▶ DATA SHOWN:
○ ○ ○

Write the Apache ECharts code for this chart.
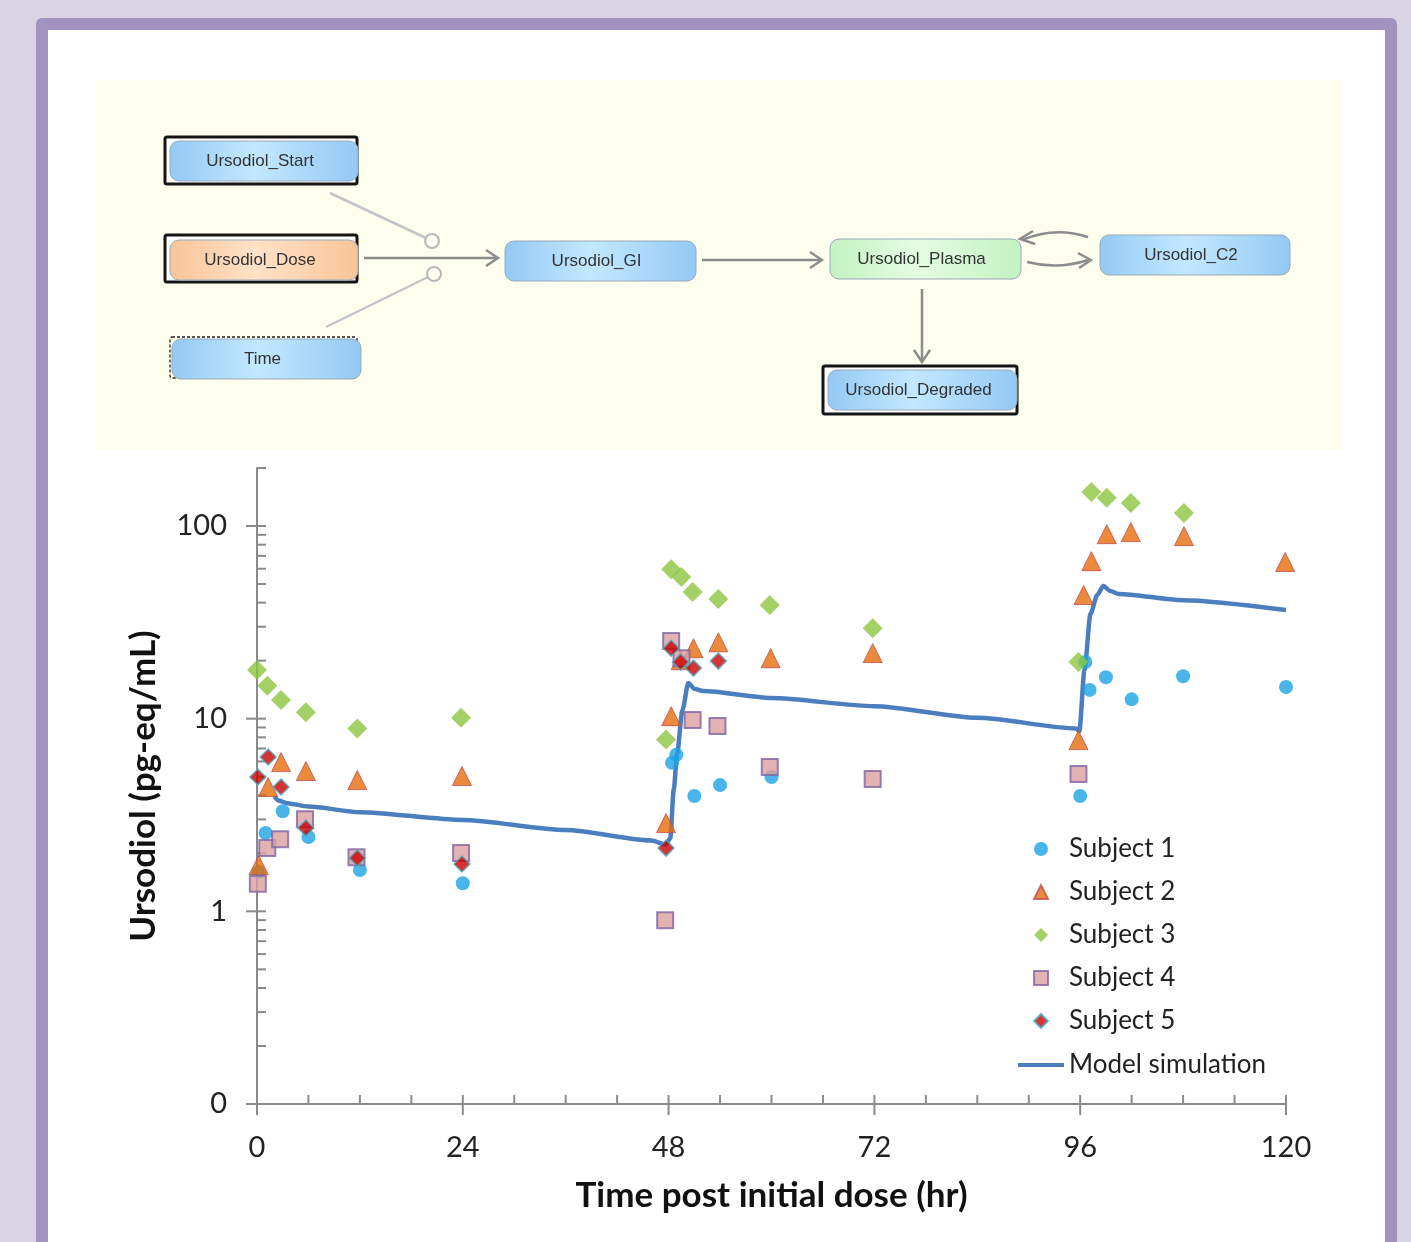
<!DOCTYPE html>
<html>
<head>
<meta charset="utf-8">
<title>Ursodiol PK model</title>
<script src="https://cdn.jsdelivr.net/npm/echarts@6/dist/echarts.min.js"></script>
<style>
    html, body { margin: 0; padding: 0; background: #d8d4e4; overflow: hidden; }
    #frame {
        position: absolute; left: 36px; top: 18px; width: 1361px; height: 1260px;
        box-sizing: border-box; border: 12px solid #a093bd; border-radius: 6px; background: #fff;
    }
    #chart { position: absolute; left: 0; top: 0; width: 1411px; height: 1242px; }
</style>
</head>
<body>
<div id="frame"></div>
<div id="chart"></div>
<script>
// measured concentrations [time (hr), Ursodiol (pg-eq/mL)]
const subject1 = [[0.2, 1.6], [1, 2.55], [3, 3.31], [6, 2.43], [12, 1.64], [24, 1.40],
    [48.4, 5.9], [48.9, 6.5], [51, 3.97], [54, 4.52], [60, 4.98],
    [96, 3.97], [96.6, 19.7], [97.1, 14.1], [99, 16.4], [102, 12.6], [108, 16.6], [120, 14.6]];
const subject2 = [[0.2, 1.74], [1.3, 4.42], [2.8, 5.95], [5.7, 5.35], [11.7, 4.8], [23.9, 5.04],
    [47.7, 2.87], [48.3, 10.3], [49.4, 20.1], [50.9, 23.2], [53.8, 24.9], [59.9, 20.6], [71.8, 21.9],
    [95.8, 7.74], [96.4, 43.8], [97.3, 65.7], [99.1, 90.7], [101.9, 93], [108.1, 88.6], [119.9, 65]];
const subject3 = [[0, 17.9], [1.2, 14.8], [2.8, 12.5], [5.7, 10.8], [11.7, 8.9], [23.8, 10.1],
    [47.7, 7.8], [48.3, 59.7], [49.5, 54.3], [50.8, 45.4], [53.8, 41.8], [59.8, 38.9], [71.8, 29.5],
    [95.8, 19.7], [97.3, 150], [99.1, 140], [101.9, 131.5], [108.1, 116.7]];
const subject4 = [[0.1, 1.39], [1.2, 2.13], [2.7, 2.37], [5.6, 3.01], [11.6, 1.91], [23.8, 2.01],
    [47.6, 0.9], [48.3, 25.3], [49.5, 20.6], [50.8, 9.84], [53.7, 9.16], [59.8, 5.61], [71.8, 4.86],
    [95.8, 5.16]];
const subject5 = [[0.1, 4.98], [1.3, 6.32], [2.8, 4.42], [5.7, 2.71], [11.7, 1.89], [23.9, 1.76],
    [47.7, 2.13], [48.3, 23.2], [49.4, 19.7], [50.9, 18.3], [53.8, 19.9]];

// model simulation curve
const modelSim = [[2, 3.95], [2.6, 3.75], [3.5, 3.64], [6, 3.5], [12, 3.27], [24, 2.98], [36, 2.64],
    [46, 2.33], [47.7, 2.22], [48.2, 2.4], [48.6, 4.3], [49, 6.6], [49.6, 11], [50.3, 15.3], [51, 14.3],
    [52, 13.9], [60, 12.8], [72, 11.6], [84, 10.1], [95.5, 8.9], [95.9, 8.6], [96.5, 17.9], [97.2, 35],
    [98, 44], [98.7, 48.8], [99.5, 46], [100.5, 44.4], [108, 41.2], [120, 36.6]];

const subjectNames = ['Subject 1', 'Subject 2', 'Subject 3', 'Subject 4', 'Subject 5'];
const modelName = 'Model simulation';

// axis ticks
const xMajorTicks = [0, 24, 48, 72, 96, 120];
const xMinorTicks = [6, 12, 18, 30, 36, 42, 54, 60, 66, 78, 84, 90, 102, 108, 114];
const yMajorTicks = [0.1, 1, 10, 100];
const yMinorTicks = [0.2, 0.3, 0.4, 0.5, 0.6, 0.7, 0.8, 0.9, 2, 3, 4, 5, 6, 7, 8, 9,
    20, 30, 40, 50, 60, 70, 80, 90, 200];

// compartment model diagram
const diagramNodes = ['Ursodiol_Start', 'Ursodiol_Dose', 'Time', 'Ursodiol_GI',
    'Ursodiol_Plasma', 'Ursodiol_C2', 'Ursodiol_Degraded'];

const FONT = 'Lato, "Noto Sans", sans-serif';
const AXIS_GRAY = '#8a8a8a';

const chart = echarts.init(document.getElementById('chart'));

// ---- diagram helpers ----
function boxGradient(edge, mid) {
    return new echarts.graphic.LinearGradient(0, 0, 1, 0, [
        { offset: 0, color: edge }, { offset: 0.45, color: mid }, { offset: 1, color: edge }]);
}
const blueFill = boxGradient('#93c9f5', '#c3e8ff');
const orangeFill = boxGradient('#f9c497', '#ffe2c8');
const greenFill = boxGradient('#c4f2c2', '#e4fde2');

const nodeLayout = {
    Ursodiol_Start: { box: [170, 141, 188, 40], fill: blueFill, frame: [165, 137, 192, 47] },
    Ursodiol_Dose: { box: [170, 240, 188, 40], fill: orangeFill, frame: [165, 235, 192, 47] },
    Time: { box: [172, 339, 189, 40], fill: blueFill, frame: [170, 337, 187, 41], dashed: true },
    Ursodiol_GI: { box: [505, 241, 191, 40], fill: blueFill },
    Ursodiol_Plasma: { box: [830, 239, 191, 40], fill: greenFill },
    Ursodiol_C2: { box: [1100, 235, 190, 40], fill: blueFill },
    Ursodiol_Degraded: { box: [828, 370, 189, 40], fill: blueFill, frame: [823, 366, 194, 48] }
};

function nodeGraphics(name) {
    const n = nodeLayout[name];
    const [x, y, w, h] = n.box;
    const els = [];
    if (n.frame) {
        els.push({
            type: 'rect', shape: { x: n.frame[0], y: n.frame[1], width: n.frame[2], height: n.frame[3], r: 2 },
            style: n.dashed
                ? { fill: 'none', stroke: '#222', lineWidth: 1.3, lineDash: [3, 2] }
                : { fill: '#fff', stroke: '#151515', lineWidth: 3 }
        });
    }
    els.push({
        type: 'rect', shape: { x: x, y: y, width: w, height: h, r: 9 },
        style: { fill: n.fill, stroke: '#9aa9b8', lineWidth: 1 }
    });
    els.push({
        type: 'text', x: x + w / 2 - 4, y: y + h / 2,
        style: {
            text: name, fill: '#333', font: '17px "Liberation Sans", Arial, sans-serif',
            align: 'center', verticalAlign: 'middle'
        }
    });
    return els;
}

function arrowLine(x1, y1, x2, y2) {
    return { type: 'line', shape: { x1, y1, x2, y2 }, style: { stroke: '#8c8c8c', lineWidth: 2.5 } };
}
function chevron(points) {
    return { type: 'polyline', shape: { points }, style: { stroke: '#8c8c8c', lineWidth: 2.5, fill: 'none' } };
}

const diagram = [
    { type: 'rect', shape: { x: 96, y: 80, width: 1245, height: 370 }, style: { fill: '#fdfeee' } },
    // influence links
    { type: 'line', shape: { x1: 330, y1: 193, x2: 426, y2: 238 }, style: { stroke: '#c4c4c4', lineWidth: 2.5 } },
    { type: 'circle', shape: { cx: 432, cy: 241, r: 7 }, style: { fill: '#fdfeee', stroke: '#b8b8b8', lineWidth: 2 } },
    { type: 'line', shape: { x1: 326, y1: 327, x2: 428, y2: 277 }, style: { stroke: '#c4c4c4', lineWidth: 2.5 } },
    { type: 'circle', shape: { cx: 434, cy: 274, r: 7 }, style: { fill: '#fdfeee', stroke: '#b8b8b8', lineWidth: 2 } },
    // flows
    arrowLine(364, 258, 497, 258), chevron([[486, 250], [498, 258], [486, 266]]),
    arrowLine(702, 260, 821, 260), chevron([[810, 252], [822, 260], [810, 268]]),
    arrowLine(922, 289, 922, 361), chevron([[914, 350], [922, 362], [930, 350]]),
    { type: 'bezierCurve', shape: { x1: 1027, y1: 262, x2: 1088, y2: 260, cpx1: 1058, cpy1: 270 },
        style: { stroke: '#8c8c8c', lineWidth: 2.5, fill: 'none' } },
    chevron([[1078, 253], [1091, 260], [1079, 268]]),
    { type: 'bezierCurve', shape: { x1: 1088, y1: 237, x2: 1022, y2: 240, cpx1: 1055, cpy1: 226 },
        style: { stroke: '#8c8c8c', lineWidth: 2.5, fill: 'none' } },
    chevron([[1033, 231], [1020, 239], [1035, 244]])
];
diagramNodes.forEach(name => diagram.push(...nodeGraphics(name)));

// ---- tick marks drawn on the axes ----
const tickData = [
    ...xMinorTicks.map(v => [v, 0.1, 0]),
    ...xMajorTicks.map(v => [v, 0.1, 1]),
    ...yMinorTicks.map(v => [0, v, 2]),
    ...yMajorTicks.map(v => [0, v, 3])
];

function renderTick(params, api) {
    const p = api.coord([api.value(0), api.value(1)]);
    const kind = api.value(2);
    let shape;
    if (kind === 0) shape = { x1: p[0], y1: p[1] - 9, x2: p[0], y2: p[1] };
    else if (kind === 1) shape = { x1: p[0], y1: p[1] - 9, x2: p[0], y2: p[1] + 11 };
    else if (kind === 2) shape = { x1: p[0], y1: p[1], x2: p[0] + 9, y2: p[1] };
    else shape = { x1: p[0] - 11, y1: p[1], x2: p[0] + 9, y2: p[1] };
    return { type: 'line', shape: shape, style: { stroke: AXIS_GRAY, lineWidth: 2 } };
}

function yLabel(v) {
    const e = Math.round(Math.log10(v) * 1000) / 1000;
    if (e === -1) return '0';
    if (Number.isInteger(e) && e >= 0) return String(Math.round(v));
    return '';
}

const option = {
    animation: false,
    backgroundColor: 'transparent',
    graphic: { elements: diagram },
    grid: { left: 257, right: 125, top: 468, bottom: 138 },
    legend: [
        {
            data: subjectNames, orient: 'vertical', left: 1028, top: 831,
            itemWidth: 14, itemHeight: 14, itemGap: 17,
            textStyle: { fontFamily: FONT, fontSize: 26, color: '#222', padding: [0, 0, 0, 16] }
        },
        {
            data: [{ name: modelName, icon: 'rect' }], orient: 'vertical', left: 1013, top: 1047,
            itemWidth: 46, itemHeight: 4,
            textStyle: { fontFamily: FONT, fontSize: 26, color: '#222' }
        }
    ],
    xAxis: {
        type: 'value', min: 0, max: 120, interval: 24,
        name: 'Time post initial dose (hr)', nameLocation: 'middle', nameGap: 74,
        nameTextStyle: { fontFamily: FONT, fontSize: 35, fontWeight: 'bold', color: '#111' },
        axisLine: { lineStyle: { color: AXIS_GRAY, width: 2 } },
        axisTick: { show: false },
        axisLabel: { fontFamily: FONT, fontSize: 29, color: '#222', margin: 29 },
        splitLine: { show: false }
    },
    yAxis: {
        type: 'log', logBase: 10, min: 0.1, max: 200,
        name: 'Ursodiol (pg-eq/mL)', nameLocation: 'middle', nameGap: 96,
        nameTextStyle: { fontFamily: FONT, fontSize: 35, fontWeight: 'bold', color: '#111' },
        axisLine: { show: true, lineStyle: { color: AXIS_GRAY, width: 2 } },
        axisTick: { show: false },
        axisLabel: { fontFamily: FONT, fontSize: 29, color: '#222', margin: 30, formatter: yLabel },
        splitLine: { show: false }
    },
    series: [
        {
            name: 'ticks', type: 'custom', data: tickData, renderItem: renderTick,
            silent: true, clip: false, z: 1
        },
        {
            name: modelName, type: 'line', data: modelSim, symbol: 'none',
            smooth: 0.25, smoothMonotone: 'x',
            lineStyle: { color: '#4a7ebf', width: 4.5 }, itemStyle: { color: '#4a7ebf' }, z: 2
        },
        {
            name: subjectNames[0], type: 'scatter', data: subject1, symbol: 'circle', symbolSize: 14,
            itemStyle: { color: '#1ca3e4' }, z: 3
        },
        {
            name: subjectNames[1], type: 'scatter', data: subject2, symbol: 'triangle', symbolSize: 19,
            itemStyle: { color: '#e66c0c', borderColor: '#c0504d', borderWidth: 1 }, z: 3
        },
        {
            name: subjectNames[2], type: 'scatter', data: subject3, symbol: 'diamond', symbolSize: 20,
            itemStyle: { color: '#8cc63f' }, z: 3
        },
        {
            name: subjectNames[3], type: 'scatter', data: subject4, symbol: 'rect', symbolSize: 16,
            itemStyle: { color: '#dca0a0', borderColor: '#8064a2', borderWidth: 2 }, z: 3
        },
        {
            name: subjectNames[4], type: 'scatter', data: subject5, symbol: 'diamond', symbolSize: 16,
            itemStyle: { color: '#cc0000', borderColor: '#4bacc6', borderWidth: 1.5 }, z: 3
        }
    ]
};

chart.setOption(option);

window.addEventListener('resize', function () {
    chart.resize();
});
</script>
</body>
</html>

○ ○ ○

▶ SHORT TASK: Leave out the pictures and restate, word for word, the lines from the top of the data through the line containing "18.3], [53.8, 19.9]];", both included.

▶ CORRECT RESULT:
Write the Apache ECharts code for this chart.
<!DOCTYPE html>
<html>
<head>
<meta charset="utf-8">
<title>Ursodiol PK model</title>
<script src="https://cdn.jsdelivr.net/npm/echarts@6/dist/echarts.min.js"></script>
<style>
    html, body { margin: 0; padding: 0; background: #d8d4e4; overflow: hidden; }
    #frame {
        position: absolute; left: 36px; top: 18px; width: 1361px; height: 1260px;
        box-sizing: border-box; border: 12px solid #a093bd; border-radius: 6px; background: #fff;
    }
    #chart { position: absolute; left: 0; top: 0; width: 1411px; height: 1242px; }
</style>
</head>
<body>
<div id="frame"></div>
<div id="chart"></div>
<script>
// measured concentrations [time (hr), Ursodiol (pg-eq/mL)]
const subject1 = [[0.2, 1.6], [1, 2.55], [3, 3.31], [6, 2.43], [12, 1.64], [24, 1.40],
    [48.4, 5.9], [48.9, 6.5], [51, 3.97], [54, 4.52], [60, 4.98],
    [96, 3.97], [96.6, 19.7], [97.1, 14.1], [99, 16.4], [102, 12.6], [108, 16.6], [120, 14.6]];
const subject2 = [[0.2, 1.74], [1.3, 4.42], [2.8, 5.95], [5.7, 5.35], [11.7, 4.8], [23.9, 5.04],
    [47.7, 2.87], [48.3, 10.3], [49.4, 20.1], [50.9, 23.2], [53.8, 24.9], [59.9, 20.6], [71.8, 21.9],
    [95.8, 7.74], [96.4, 43.8], [97.3, 65.7], [99.1, 90.7], [101.9, 93], [108.1, 88.6], [119.9, 65]];
const subject3 = [[0, 17.9], [1.2, 14.8], [2.8, 12.5], [5.7, 10.8], [11.7, 8.9], [23.8, 10.1],
    [47.7, 7.8], [48.3, 59.7], [49.5, 54.3], [50.8, 45.4], [53.8, 41.8], [59.8, 38.9], [71.8, 29.5],
    [95.8, 19.7], [97.3, 150], [99.1, 140], [101.9, 131.5], [108.1, 116.7]];
const subject4 = [[0.1, 1.39], [1.2, 2.13], [2.7, 2.37], [5.6, 3.01], [11.6, 1.91], [23.8, 2.01],
    [47.6, 0.9], [48.3, 25.3], [49.5, 20.6], [50.8, 9.84], [53.7, 9.16], [59.8, 5.61], [71.8, 4.86],
    [95.8, 5.16]];
const subject5 = [[0.1, 4.98], [1.3, 6.32], [2.8, 4.42], [5.7, 2.71], [11.7, 1.89], [23.9, 1.76],
    [47.7, 2.13], [48.3, 23.2], [49.4, 19.7], [50.9, 18.3], [53.8, 19.9]];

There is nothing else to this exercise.